The Post Office found me a woman to clean up four days a week. She arrived on a horse, charging up the lane and across the moat, black hair streaming in the wind, again contributing to the Latin American aspect of this corner of Essex. With her fine, aquiline features and almond eyes she could easily have been an Indian of the plains under the eastern slope of the Andes, where the natives are tall and slender.

This was Dorothea, aged 37, handsome if not quite beautiful, with a semi-disabled husband and a pretty daughter of 12.

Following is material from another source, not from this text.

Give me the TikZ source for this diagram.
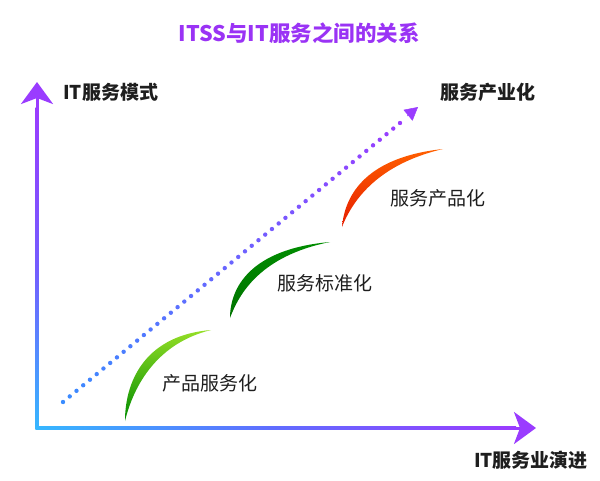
\documentclass[tikz,border=0pt]{standalone}
\usepackage{fontspec}
\setmainfont{Noto Sans CJK SC}
\usetikzlibrary{arrows.meta,calc}
\definecolor{cyanax}{HTML}{36B7FF}
\definecolor{blueax}{HTML}{3A8CFF}
\definecolor{purpax}{HTML}{9A3CFF}
\definecolor{titlepurp}{HTML}{9A33F5}
\definecolor{txt}{HTML}{1E1E1E}
\begin{document}
\begin{tikzpicture}[>=stealth,line join=round,line cap=round,x=1pt,y=-1pt,
  lbl/.style={text=txt,inner sep=0pt,font=\fontsize{19}{19}\selectfont},
  axlbl/.style={lbl,font=\fontsize{19}{19}\selectfont\bfseries}]
\useasboundingbox (0,0) rectangle (600,480);
\def\lw{1.5}
\path
(37,428) coordinate (O)
(536,428) coordinate (X)
(37,82) coordinate (Y)
(63,402) coordinate (D0)
(400,123) coordinate (Dn)
(418,107) coordinate (D1)
;
%
% axes
\shade[left color=cyanax,right color=purpax,middle color=blueax!60!purpax]
  ($(O)+(-\lw,-\lw)$) rectangle ($(X)+(-20,\lw)$);
\shade[bottom color=cyanax,top color=purpax,middle color=blueax!40!purpax]
  ($(O)+(-\lw,\lw)$) rectangle ($(Y)+(\lw,25)$);
\draw[purpax,line width=3pt,-{Stealth[length=22pt,width=32pt,inset=6pt]}] ($(X)+(-35,0)$)--(X);
\draw[purpax,line width=3pt,-{Stealth[length=22pt,width=32pt,inset=6pt]}] ($(Y)+(0,35)$)--(Y);
%
% dotted trend
\foreach \i in {0,...,50}{
  \pgfmathtruncatemacro\p{2*\i}
  \fill[purpax!\p!blueax] ($(D0)!\i/50!(Dn)$) circle (2.2);
}
\draw[purpax,line width=0.5pt,-{Triangle[length=13pt,width=14pt]}] ($(D0)!0.97!(D1)$)--(D1);
%
% stages
\shade[top color=green!40!yellow!85!black!85,bottom color=green!55!black]
  (125,421) .. controls (125,378) and (148,335) .. (211,330)
  .. controls (158,343) and (134,384) .. (125,421)--cycle;
\shade[top color=green!55!black,bottom color=green!45!black]
  (230,318) .. controls (230,288) and (250,249) .. (330,242)
  .. controls (260,256) and (239,294) .. (230,318)--cycle;
\shade[top color=orange!75!red,bottom color=red!75!orange!90!black]
  (342,227) .. controls (345,193) and (368,157) .. (443,149)
  .. controls (379,164) and (353,199) .. (342,227)--cycle;
%
\node[lbl] (s1) at (210,383) {产品服务化};
\node[lbl] (s2) at (325,283) {服务标准化};
\node[lbl] (s3) at (438,198) {服务产品化};
\node[axlbl,anchor=west] (ylab) at (63,92) {IT服务模式};
\node[axlbl] (top) at (488,92) {服务产业化};
\node[axlbl] (xlab) at (531,460) {IT服务业演进};
\node[inner sep=0pt,text=titlepurp,font=\fontsize{21.5}{21.5}\selectfont\bfseries] (title) at (299,33) {ITSS与IT服务之间的关系};
%	\node at (300,300) {watermark};
\end{tikzpicture}
\end{document}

Dorothea took control. She persuaded the pump to emit a dribble of doubtful water, removed the mummified jackdaw from the chimney, dropped a pebble by way of a test into the black and silken surface of the fluid in the septic tank, and nodded with satisfaction. The horse was a bother to her. It was impossible to leave it free to crop the grass because of holes leading to tunnels, where, as she thought, the inhabitants had once hidden themselves in the bad times of old. I said, ‘I saw you on a bicycle the other day. Why don’t you use it to come over here?’ She replied, nodding apologetically in the horse’s direction, ‘Well, I just ride it when I can. It’s something you have to do.’

She went with me in the car to point out the baker’s, the man who might agree to cut the grass and mow the lawn, and the one who could fix up a television aerial. Assistance of this kind was easily procured in Long Crendon, as Dorothea explained, by adopting a tactful, even ingratiating approach.

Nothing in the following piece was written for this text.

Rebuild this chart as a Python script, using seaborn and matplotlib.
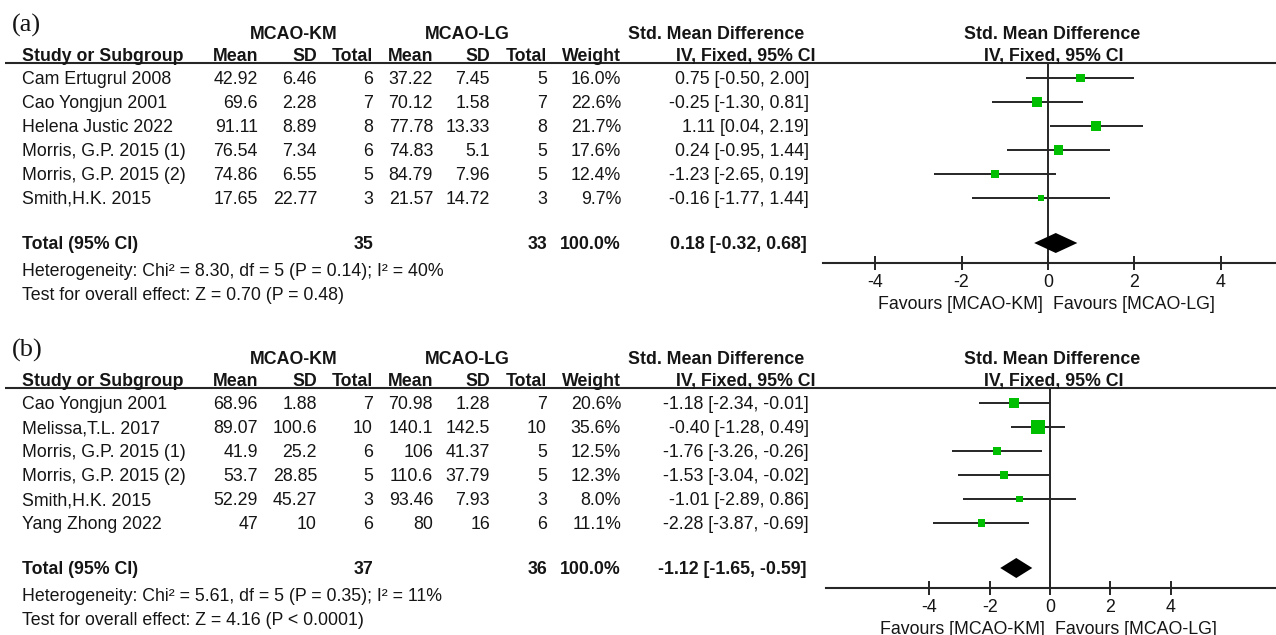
import matplotlib
matplotlib.use("Agg")
import numpy as np
import pandas as pd
import matplotlib.pyplot as plt
import seaborn as sns

# ---------------- (a) ----------------
a_study = ["Cam Ertugrul 2008", "Cao Yongjun 2001", "Helena Justic 2022",
           "Morris, G.P. 2015 (1)", "Morris, G.P. 2015 (2)", "Smith,H.K. 2015"]
a_km_mean = [42.92, 69.6, 91.11, 76.54, 74.86, 17.65]
a_km_sd = [6.46, 2.28, 8.89, 7.34, 6.55, 22.77]
a_km_n = [6, 7, 8, 6, 5, 3]
a_lg_mean = [37.22, 70.12, 77.78, 74.83, 84.79, 21.57]
a_lg_sd = [7.45, 1.58, 13.33, 5.1, 7.96, 14.72]
a_lg_n = [5, 7, 8, 5, 5, 3]
a_weight = [16.0, 22.6, 21.7, 17.6, 12.4, 9.7]
a_smd = [0.75, -0.25, 1.11, 0.24, -1.23, -0.16]
a_lo = [-0.50, -1.30, 0.04, -0.95, -2.65, -1.77]
a_hi = [2.00, 0.81, 2.19, 1.44, 0.19, 1.44]
a_pooled = [0.18, -0.32, 0.68]
a_total_weight = 100.0
a_het = "Heterogeneity: Chi² = 8.30, df = 5 (P = 0.14); I² = 40%"
a_test = "Test for overall effect: Z = 0.70 (P = 0.48)"

# ---------------- (b) ----------------
b_study = ["Cao Yongjun 2001", "Melissa,T.L. 2017", "Morris, G.P. 2015 (1)",
           "Morris, G.P. 2015 (2)", "Smith,H.K. 2015", "Yang Zhong 2022"]
b_km_mean = [68.96, 89.07, 41.9, 53.7, 52.29, 47]
b_km_sd = [1.88, 100.6, 25.2, 28.85, 45.27, 10]
b_km_n = [7, 10, 6, 5, 3, 6]
b_lg_mean = [70.98, 140.1, 106, 110.6, 93.46, 80]
b_lg_sd = [1.28, 142.5, 41.37, 37.79, 7.93, 16]
b_lg_n = [7, 10, 5, 5, 3, 6]
b_weight = [20.6, 35.6, 12.5, 12.3, 8.0, 11.1]
b_smd = [-1.18, -0.40, -1.76, -1.53, -1.01, -2.28]
b_lo = [-2.34, -1.28, -3.26, -3.04, -2.89, -3.87]
b_hi = [-0.01, 0.49, -0.26, -0.02, 0.86, -0.69]
b_pooled = [-1.12, -1.65, -0.59]
b_total_weight = 100.0
b_het = "Heterogeneity: Chi² = 5.61, df = 5 (P = 0.35); I² = 11%"
b_test = "Test for overall effect: Z = 4.16 (P < 0.0001)"

group_names = ["MCAO-KM", "MCAO-LG"]
col_headers = ["Mean", "SD", "Total", "Mean", "SD", "Total", "Weight"]
tick_values = [-4, -2, 0, 2, 4]

sns.set_theme(style="white")
plt.rcParams["font.family"] = ["Liberation Sans", "DejaVu Sans"]

W, H = 1276, 635
FS = 12.8
TXT = "#151515"
LINE = "#262626"
GREEN = "#00BE00"

fig = plt.figure(figsize=(W / 100, H / 100), dpi=100)
bg = fig.add_axes([0, 0, 1, 1])
bg.set_xlim(0, W)
bg.set_ylim(H, 0)
bg.axis("off")

# right edges of numeric columns
COL_X = [258, 317, 373, 433, 490, 547, 621]
CI_X = 809


def fmt(v):
    return f"{v:g}"


def draw_panel(label, off, study, km_mean, km_sd, km_n, lg_mean, lg_sd, lg_n,
               weight, total_weight, smd, lo, hi, pooled, het, test,
               axis_left, xlim):
    line_y = 63 + off
    row0 = 78 + off
    step = 24.0
    total_y = 243 + off
    axis_y = 263 + off

    def base(y):
        return y + 6

    bg.text(12, 25 + off, label, family="Liberation Serif", fontsize=19,
            ha="left", va="center", color=TXT)
    # group headers
    bg.text((214 + 373) / 2, base(33 + off), group_names[0], fontsize=FS,
            weight="bold", ha="center", va="baseline", color=TXT)
    bg.text((388 + 547) / 2, base(33 + off), group_names[1], fontsize=FS,
            weight="bold", ha="center", va="baseline", color=TXT)
    bg.text(716, base(33 + off), "Std. Mean Difference", fontsize=FS,
            weight="bold", ha="center", va="baseline", color=TXT)
    bg.text(1052, base(33 + off), "Std. Mean Difference", fontsize=FS,
            weight="bold", ha="center", va="baseline", color=TXT)
    # column headers
    hb = line_y - 2
    bg.text(22, hb, "Study or Subgroup", fontsize=FS, weight="bold",
            ha="left", va="baseline", color=TXT)
    for x, h in zip(COL_X, col_headers):
        bg.text(x, hb, h, fontsize=FS, weight="bold", ha="right",
                va="baseline", color=TXT)
    bg.text(746, hb, "IV, Fixed, 95% CI", fontsize=FS, weight="bold",
            ha="center", va="baseline", color=TXT)
    bg.text(1054, hb, "IV, Fixed, 95% CI", fontsize=FS, weight="bold",
            ha="center", va="baseline", color=TXT)
    bg.plot([5, W], [line_y, line_y], color=LINE, lw=1.5,
            solid_capstyle="butt")

    # study rows
    for i in range(len(study)):
        y = base(row0 + step * i)
        vals = [fmt(km_mean[i]), fmt(km_sd[i]), str(km_n[i]),
                fmt(lg_mean[i]), fmt(lg_sd[i]), str(lg_n[i]),
                f"{weight[i]:.1f}%"]
        bg.text(22, y, study[i], fontsize=FS, ha="left", va="baseline",
                color=TXT)
        for x, v in zip(COL_X, vals):
            bg.text(x, y, v, fontsize=FS, ha="right", va="baseline",
                    color=TXT)
        bg.text(CI_X, y, f"{smd[i]:.2f} [{lo[i]:.2f}, {hi[i]:.2f}]",
                fontsize=FS, ha="right", va="baseline", color=TXT)

    # pooled row
    y = base(total_y)
    bg.text(22, y, "Total (95% CI)", fontsize=FS, weight="bold", ha="left",
            va="baseline", color=TXT)
    bg.text(COL_X[2], y, str(sum(km_n)), fontsize=FS, weight="bold",
            ha="right", va="baseline", color=TXT)
    bg.text(COL_X[5], y, str(sum(lg_n)), fontsize=FS, weight="bold",
            ha="right", va="baseline", color=TXT)
    bg.text(COL_X[6], y, f"{total_weight:.1f}%", fontsize=FS, weight="bold",
            ha="right", va="baseline", color=TXT)
    bg.text(CI_X - 2, y,
            f"{pooled[0]:.2f} [{pooled[1]:.2f}, {pooled[2]:.2f}]",
            fontsize=FS, weight="bold", ha="right", va="baseline", color=TXT)
    bg.text(22, base(270 + off), het, fontsize=FS, ha="left", va="baseline",
            color=TXT)
    bg.text(22, base(294 + off), test, fontsize=FS, ha="left", va="baseline",
            color=TXT)

    # forest axes
    ax = fig.add_axes([axis_left / W, 1 - axis_y / H, (W - axis_left) / W,
                       (axis_y - line_y) / H])
    ax.patch.set_alpha(0)
    n = len(study)
    df = pd.DataFrame({"smd": smd, "lo": lo, "hi": hi, "weight": weight,
                       "row": np.arange(n, dtype=float)})
    ax.hlines(df["row"], df["lo"], df["hi"], color=LINE, lw=1.4, zorder=2)
    sns.scatterplot(data=df, x="smd", y="row", size="weight",
                    sizes=(0, 100), size_norm=(0, 40), marker="s",
                    color=GREEN, edgecolor="none", linewidth=0, legend=False,
                    ax=ax, zorder=3)
    t_row = (total_y - row0) / step
    hh = 10 / step
    est, plo, phi = pooled
    ax.fill([plo, est, phi, est], [t_row, t_row - hh, t_row, t_row + hh],
            color="black", lw=0, zorder=3)
    ax.axvline(0, color=LINE, lw=1.4, zorder=1)
    ax.set_xlim(*xlim)
    ax.set_ylim((axis_y - row0) / step, (line_y - row0) / step)
    ax.set_xticks(tick_values)
    ax.set_xticklabels([str(t) for t in tick_values])
    ax.set_yticks([])
    ax.set_xlabel("")
    ax.set_ylabel("")
    for s in ["left", "right", "top"]:
        ax.spines[s].set_visible(False)
    ax.spines["bottom"].set_color(LINE)
    ax.spines["bottom"].set_linewidth(1.5)
    ax.tick_params(axis="x", direction="inout", length=10, width=1.4,
                   color=LINE, labelsize=FS, labelcolor=TXT, pad=3,
                   bottom=True)
    ax.annotate("Favours [MCAO-KM]", xy=(0, 0),
                xycoords=("data", "axes fraction"), xytext=(-5, -41),
                textcoords="offset pixels", ha="right", va="center",
                fontsize=FS, color=TXT)
    ax.annotate("Favours [MCAO-LG]", xy=(0, 0),
                xycoords=("data", "axes fraction"), xytext=(5, -41),
                textcoords="offset pixels", ha="left", va="center",
                fontsize=FS, color=TXT)


draw_panel("(a)", 0, a_study, a_km_mean, a_km_sd, a_km_n, a_lg_mean,
           a_lg_sd, a_lg_n, a_weight, a_total_weight, a_smd, a_lo, a_hi,
           a_pooled, a_het, a_test, 823, (-5.21, 5.28))
draw_panel("(b)", 325, b_study, b_km_mean, b_km_sd, b_km_n, b_lg_mean,
           b_lg_sd, b_lg_n, b_weight, b_total_weight, b_smd, b_lo, b_hi,
           b_pooled, b_het, b_test, 826, (-7.42, 7.48))

fig.savefig("out.png", dpi=100, facecolor="white")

We passed two men in baseball caps, one wearing dark glasses and a lumberjack shirt, chatting outside a pub. ‘Americans?’ I asked.

‘No, locals. Carpenters up at the base.’

‘They look like Yanks.’

‘Well, they want to, don’t they? Most of the fellows work on the base these days. If you can call it work.’

The village was a long, narrow street, straggling in fits and starts for the best part of a mile, hence its name. There was a bad smell at one end from a rubbish dump that looked like a collapsed volcano that had been smouldering for several years, and at the other from a pig farm. The houses were simple and plain, with white plastered fronts, the poorer and smaller ones thatched, some still with leaden lights. A substantial mansion standing in gardens back from the road had suffered brutal modernisation, the garden being now enclosed with a ranch-style fence. Until the previous month it had been named Hill Top, said Dorothea, but now with a new owner who had been in property development, it had become Rancho Grande. It was the only evidence that money had been spent in the village, either on preservation or ornament.

We passed three depressed-looking pubs and a grey little school with children squabbling in the playground. The church was the only building of note, with a Norman door, good stained glass and tombstones packed close in separate familiar groups as if to carry earthly associations beyond the grave.

The tour ended with a passing glance at the village hall. ‘That’s where I go dancing with my friend Mr Short on Saturday night,’ Dorothea said.

‘Your friend?’

‘Well, not my
boyfriend
. Actually I don’t like him all that much. We just go dancing together. Otherwise I don’t find him all that interesting. I expect you heard all about Dick’s accident?’